NCAA Basketball: Maryland at Penn State Matthew O'Haren-USA TODAY Sports

Maryland basketball followed up its one-point loss to No. 16 Purdue with a 70-64 loss to Penn State Tuesday night, a surprising result against a team that had lost five of its previous six games.

A 14-point deficit turned into four as the minutes ticked off the clock, but the Terps ultimately couldn’t get consistent offense, and Penn State got just enough.

The Terps’ first road loss drops them to 20-4 on the season, and makes their journey to a top-four seed in the Big Ten tournament a little harder.

Melo Trimble had eight of Maryland’s first 10 points, but the Terps’ offense got off to a slow start. Justin Jackson and Anthony Cowan were a combined 0-for-7 from the field in the first half, while Kevin Huerter had five points. Penn State extended its lead to as many as eight points before halftime.

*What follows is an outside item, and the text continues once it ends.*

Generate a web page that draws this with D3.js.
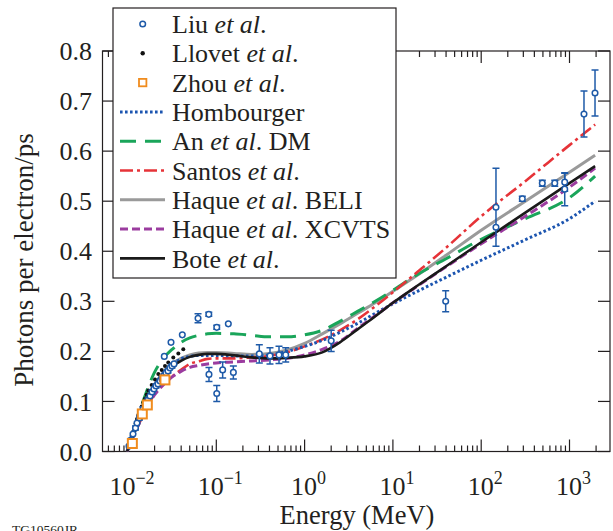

Trimble only scored three more points the rest of the way, and Penn State’s Lamar Stevens drove his team’s offense all game.

Stevens scored 24 points on 13 shots, and was one of three Nittany Lions to grab at least eight rebounds.

Tony Carr had eight points and five rebounds in the first half, and the Nittany Lions went into halftime with a 35-29 lead.

The Terps’ second-half start wasn’t any better, as L.G. Gill’s baseline jumper with 13:22 left was their first field goal of the half. Penn State pumped its lead up to 14 points with 10 minutes left, and just when it seemed Maryland wouldn’t be able to get any closer than eight points away, Jackson and Jaylen Brantley hit back-to-back threes to make it 62-58. Jackson scored 14 second-half points and ended up leading Maryland in scoring, while Huerter was second with 12.

But that was as close as the Terps would get. Penn State outscored them 8-4 the rest of the way to grab the upset win.

Three things to know

  1. Most people expected this game to go differently. Penn State is closer to the bottom of the Big Ten than the top, and Maryland was favored by two points after entering a slew of games as underdogs. The Terps couldn’t get much offense going all game, and even though Penn State has a solid defense, this was unexpected.
  2. Maryland’s offensive output was noticeably poor. The Nittany Lions were able to silence Melo Trimble for most of the second half, and swallowed Anthony Cowan for the entire game. Consistent production was hard to find, as even Trimble couldn’t get buckets to go down the stretch.
  3. Maryland crept back. This game looked out of reach for a while in the second half, but the Terps didn’t go quietly. This wasn’t quite the dramatic comeback Diamond Stone drove against the Nittany Lions last year, but it provided some excitement down the stretch.